**What you should do:** Write out the data again in full, exactly as it reads.

-------------------------

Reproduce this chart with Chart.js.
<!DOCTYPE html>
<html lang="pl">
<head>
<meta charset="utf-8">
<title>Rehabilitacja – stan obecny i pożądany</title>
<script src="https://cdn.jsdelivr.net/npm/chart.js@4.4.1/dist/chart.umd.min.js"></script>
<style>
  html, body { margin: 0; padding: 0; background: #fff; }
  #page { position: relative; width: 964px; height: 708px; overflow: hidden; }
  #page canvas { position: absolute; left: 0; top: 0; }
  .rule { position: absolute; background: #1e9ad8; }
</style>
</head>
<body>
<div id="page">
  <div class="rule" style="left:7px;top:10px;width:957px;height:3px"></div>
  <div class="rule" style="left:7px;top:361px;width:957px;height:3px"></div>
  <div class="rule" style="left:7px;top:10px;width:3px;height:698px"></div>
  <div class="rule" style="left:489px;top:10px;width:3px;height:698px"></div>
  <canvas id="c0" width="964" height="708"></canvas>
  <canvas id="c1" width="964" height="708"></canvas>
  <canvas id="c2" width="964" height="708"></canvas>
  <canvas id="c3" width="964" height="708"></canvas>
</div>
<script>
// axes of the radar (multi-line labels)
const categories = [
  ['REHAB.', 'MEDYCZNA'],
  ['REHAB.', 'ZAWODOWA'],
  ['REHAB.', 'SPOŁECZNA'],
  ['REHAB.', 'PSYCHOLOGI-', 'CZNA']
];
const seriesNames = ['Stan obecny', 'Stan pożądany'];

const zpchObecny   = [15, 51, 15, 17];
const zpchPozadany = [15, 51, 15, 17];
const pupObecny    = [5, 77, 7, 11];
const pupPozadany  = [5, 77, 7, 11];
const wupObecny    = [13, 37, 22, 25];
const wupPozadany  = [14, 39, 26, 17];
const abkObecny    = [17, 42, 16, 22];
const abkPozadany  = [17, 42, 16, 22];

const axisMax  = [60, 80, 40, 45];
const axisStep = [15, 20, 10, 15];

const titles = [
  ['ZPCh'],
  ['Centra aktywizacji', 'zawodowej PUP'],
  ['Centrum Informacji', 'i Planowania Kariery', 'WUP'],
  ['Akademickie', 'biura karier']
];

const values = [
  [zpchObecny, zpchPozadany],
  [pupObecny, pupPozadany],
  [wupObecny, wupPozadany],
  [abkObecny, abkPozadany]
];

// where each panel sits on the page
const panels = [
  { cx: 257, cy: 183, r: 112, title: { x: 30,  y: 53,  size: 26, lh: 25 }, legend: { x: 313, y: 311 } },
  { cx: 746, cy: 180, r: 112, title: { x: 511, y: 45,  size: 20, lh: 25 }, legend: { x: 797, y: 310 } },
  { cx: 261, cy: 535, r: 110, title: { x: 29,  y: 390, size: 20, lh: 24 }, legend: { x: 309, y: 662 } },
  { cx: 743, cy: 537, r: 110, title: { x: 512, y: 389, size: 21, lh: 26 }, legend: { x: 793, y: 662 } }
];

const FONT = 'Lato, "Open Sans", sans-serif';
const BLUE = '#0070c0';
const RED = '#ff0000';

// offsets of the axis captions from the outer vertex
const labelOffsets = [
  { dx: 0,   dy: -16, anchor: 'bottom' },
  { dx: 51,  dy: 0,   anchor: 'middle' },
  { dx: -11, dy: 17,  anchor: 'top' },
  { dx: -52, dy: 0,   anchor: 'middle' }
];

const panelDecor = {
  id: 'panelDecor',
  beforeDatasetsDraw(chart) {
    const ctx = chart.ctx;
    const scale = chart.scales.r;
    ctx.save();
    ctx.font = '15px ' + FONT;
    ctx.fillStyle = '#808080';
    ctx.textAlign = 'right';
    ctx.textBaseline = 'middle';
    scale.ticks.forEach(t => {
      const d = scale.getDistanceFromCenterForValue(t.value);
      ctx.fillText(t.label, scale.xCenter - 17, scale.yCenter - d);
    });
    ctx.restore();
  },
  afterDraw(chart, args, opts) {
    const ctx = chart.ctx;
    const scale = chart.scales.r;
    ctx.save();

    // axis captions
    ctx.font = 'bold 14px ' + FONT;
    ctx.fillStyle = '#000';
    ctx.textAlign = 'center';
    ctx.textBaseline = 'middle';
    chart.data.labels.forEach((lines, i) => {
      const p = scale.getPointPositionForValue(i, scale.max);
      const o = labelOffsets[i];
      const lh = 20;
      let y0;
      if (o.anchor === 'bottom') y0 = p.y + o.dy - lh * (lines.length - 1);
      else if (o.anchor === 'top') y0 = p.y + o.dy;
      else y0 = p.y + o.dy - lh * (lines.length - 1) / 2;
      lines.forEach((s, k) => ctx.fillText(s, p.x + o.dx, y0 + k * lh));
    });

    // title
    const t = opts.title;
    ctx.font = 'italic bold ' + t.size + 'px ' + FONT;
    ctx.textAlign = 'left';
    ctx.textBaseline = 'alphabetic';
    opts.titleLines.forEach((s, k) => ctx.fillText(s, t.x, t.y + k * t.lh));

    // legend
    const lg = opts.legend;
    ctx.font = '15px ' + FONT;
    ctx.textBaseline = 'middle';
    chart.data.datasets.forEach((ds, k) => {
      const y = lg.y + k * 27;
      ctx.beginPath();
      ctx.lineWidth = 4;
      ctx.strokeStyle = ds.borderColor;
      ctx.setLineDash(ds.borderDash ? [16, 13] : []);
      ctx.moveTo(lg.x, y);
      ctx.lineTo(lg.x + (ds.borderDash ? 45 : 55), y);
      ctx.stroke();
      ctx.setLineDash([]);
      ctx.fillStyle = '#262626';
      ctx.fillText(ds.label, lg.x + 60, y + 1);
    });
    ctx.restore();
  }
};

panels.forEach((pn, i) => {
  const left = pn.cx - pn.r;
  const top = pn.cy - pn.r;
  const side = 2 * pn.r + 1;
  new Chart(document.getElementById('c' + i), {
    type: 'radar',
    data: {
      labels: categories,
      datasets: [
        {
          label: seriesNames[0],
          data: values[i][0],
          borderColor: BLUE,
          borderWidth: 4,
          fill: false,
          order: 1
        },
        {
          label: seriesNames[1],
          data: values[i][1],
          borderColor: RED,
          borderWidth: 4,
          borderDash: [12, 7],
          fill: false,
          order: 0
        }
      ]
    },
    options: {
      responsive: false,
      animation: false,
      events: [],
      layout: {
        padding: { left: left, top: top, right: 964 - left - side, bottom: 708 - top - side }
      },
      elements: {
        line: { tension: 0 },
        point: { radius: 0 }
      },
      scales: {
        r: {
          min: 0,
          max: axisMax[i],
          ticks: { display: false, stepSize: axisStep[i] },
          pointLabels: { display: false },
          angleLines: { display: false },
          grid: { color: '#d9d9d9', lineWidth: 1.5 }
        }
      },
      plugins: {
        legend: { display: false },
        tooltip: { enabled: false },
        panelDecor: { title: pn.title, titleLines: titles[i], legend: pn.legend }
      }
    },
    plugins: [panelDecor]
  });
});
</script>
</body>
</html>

-------------------------

**Finished task:**
Reproduce this chart with Chart.js.
<!DOCTYPE html>
<html lang="pl">
<head>
<meta charset="utf-8">
<title>Rehabilitacja – stan obecny i pożądany</title>
<script src="https://cdn.jsdelivr.net/npm/chart.js@4.4.1/dist/chart.umd.min.js"></script>
<style>
  html, body { margin: 0; padding: 0; background: #fff; }
  #page { position: relative; width: 964px; height: 708px; overflow: hidden; }
  #page canvas { position: absolute; left: 0; top: 0; }
  .rule { position: absolute; background: #1e9ad8; }
</style>
</head>
<body>
<div id="page">
  <div class="rule" style="left:7px;top:10px;width:957px;height:3px"></div>
  <div class="rule" style="left:7px;top:361px;width:957px;height:3px"></div>
  <div class="rule" style="left:7px;top:10px;width:3px;height:698px"></div>
  <div class="rule" style="left:489px;top:10px;width:3px;height:698px"></div>
  <canvas id="c0" width="964" height="708"></canvas>
  <canvas id="c1" width="964" height="708"></canvas>
  <canvas id="c2" width="964" height="708"></canvas>
  <canvas id="c3" width="964" height="708"></canvas>
</div>
<script>
// axes of the radar (multi-line labels)
const categories = [
  ['REHAB.', 'MEDYCZNA'],
  ['REHAB.', 'ZAWODOWA'],
  ['REHAB.', 'SPOŁECZNA'],
  ['REHAB.', 'PSYCHOLOGI-', 'CZNA']
];
const seriesNames = ['Stan obecny', 'Stan pożądany'];

const zpchObecny   = [15, 51, 15, 17];
const zpchPozadany = [15, 51, 15, 17];
const pupObecny    = [5, 77, 7, 11];
const pupPozadany  = [5, 77, 7, 11];
const wupObecny    = [13, 37, 22, 25];
const wupPozadany  = [14, 39, 26, 17];
const abkObecny    = [17, 42, 16, 22];
const abkPozadany  = [17, 42, 16, 22];

const axisMax  = [60, 80, 40, 45];
const axisStep = [15, 20, 10, 15];

const titles = [
  ['ZPCh'],
  ['Centra aktywizacji', 'zawodowej PUP'],
  ['Centrum Informacji', 'i Planowania Kariery', 'WUP'],
  ['Akademickie', 'biura karier']
];

const values = [
  [zpchObecny, zpchPozadany],
  [pupObecny, pupPozadany],
  [wupObecny, wupPozadany],
  [abkObecny, abkPozadany]
];

// where each panel sits on the page
const panels = [
  { cx: 257, cy: 183, r: 112, title: { x: 30,  y: 53,  size: 26, lh: 25 }, legend: { x: 313, y: 311 } },
  { cx: 746, cy: 180, r: 112, title: { x: 511, y: 45,  size: 20, lh: 25 }, legend: { x: 797, y: 310 } },
  { cx: 261, cy: 535, r: 110, title: { x: 29,  y: 390, size: 20, lh: 24 }, legend: { x: 309, y: 662 } },
  { cx: 743, cy: 537, r: 110, title: { x: 512, y: 389, size: 21, lh: 26 }, legend: { x: 793, y: 662 } }
];

const FONT = 'Lato, "Open Sans", sans-serif';
const BLUE = '#0070c0';
const RED = '#ff0000';

// offsets of the axis captions from the outer vertex
const labelOffsets = [
  { dx: 0,   dy: -16, anchor: 'bottom' },
  { dx: 51,  dy: 0,   anchor: 'middle' },
  { dx: -11, dy: 17,  anchor: 'top' },
  { dx: -52, dy: 0,   anchor: 'middle' }
];

const panelDecor = {
  id: 'panelDecor',
  beforeDatasetsDraw(chart) {
    const ctx = chart.ctx;
    const scale = chart.scales.r;
    ctx.save();
    ctx.font = '15px ' + FONT;
    ctx.fillStyle = '#808080';
    ctx.textAlign = 'right';
    ctx.textBaseline = 'middle';
    scale.ticks.forEach(t => {
      const d = scale.getDistanceFromCenterForValue(t.value);
      ctx.fillText(t.label, scale.xCenter - 17, scale.yCenter - d);
    });
    ctx.restore();
  },
  afterDraw(chart, args, opts) {
    const ctx = chart.ctx;
    const scale = chart.scales.r;
    ctx.save();

    // axis captions
    ctx.font = 'bold 14px ' + FONT;
    ctx.fillStyle = '#000';
    ctx.textAlign = 'center';
    ctx.textBaseline = 'middle';
    chart.data.labels.forEach((lines, i) => {
      const p = scale.getPointPositionForValue(i, scale.max);
      const o = labelOffsets[i];
      const lh = 20;
      let y0;
      if (o.anchor === 'bottom') y0 = p.y + o.dy - lh * (lines.length - 1);
      else if (o.anchor === 'top') y0 = p.y + o.dy;
      else y0 = p.y + o.dy - lh * (lines.length - 1) / 2;
      lines.forEach((s, k) => ctx.fillText(s, p.x + o.dx, y0 + k * lh));
    });

    // title
    const t = opts.title;
    ctx.font = 'italic bold ' + t.size + 'px ' + FONT;
    ctx.textAlign = 'left';
    ctx.textBaseline = 'alphabetic';
    opts.titleLines.forEach((s, k) => ctx.fillText(s, t.x, t.y + k * t.lh));

    // legend
    const lg = opts.legend;
    ctx.font = '15px ' + FONT;
    ctx.textBaseline = 'middle';
    chart.data.datasets.forEach((ds, k) => {
      const y = lg.y + k * 27;
      ctx.beginPath();
      ctx.lineWidth = 4;
      ctx.strokeStyle = ds.borderColor;
      ctx.setLineDash(ds.borderDash ? [16, 13] : []);
      ctx.moveTo(lg.x, y);
      ctx.lineTo(lg.x + (ds.borderDash ? 45 : 55), y);
      ctx.stroke();
      ctx.setLineDash([]);
      ctx.fillStyle = '#262626';
      ctx.fillText(ds.label, lg.x + 60, y + 1);
    });
    ctx.restore();
  }
};

panels.forEach((pn, i) => {
  const left = pn.cx - pn.r;
  const top = pn.cy - pn.r;
  const side = 2 * pn.r + 1;
  new Chart(document.getElementById('c' + i), {
    type: 'radar',
    data: {
      labels: categories,
      datasets: [
        {
          label: seriesNames[0],
          data: values[i][0],
          borderColor: BLUE,
          borderWidth: 4,
          fill: false,
          order: 1
        },
        {
          label: seriesNames[1],
          data: values[i][1],
          borderColor: RED,
          borderWidth: 4,
          borderDash: [12, 7],
          fill: false,
          order: 0
        }
      ]
    },
    options: {
      responsive: false,
      animation: false,
      events: [],
      layout: {
        padding: { left: left, top: top, right: 964 - left - side, bottom: 708 - top - side }
      },
      elements: {
        line: { tension: 0 },
        point: { radius: 0 }
      },
      scales: {
        r: {
          min: 0,
          max: axisMax[i],
          ticks: { display: false, stepSize: axisStep[i] },
          pointLabels: { display: false },
          angleLines: { display: false },
          grid: { color: '#d9d9d9', lineWidth: 1.5 }
        }
      },
      plugins: {
        legend: { display: false },
        tooltip: { enabled: false },
        panelDecor: { title: pn.title, titleLines: titles[i], legend: pn.legend }
      }
    },
    plugins: [panelDecor]
  });
});
</script>
</body>
</html>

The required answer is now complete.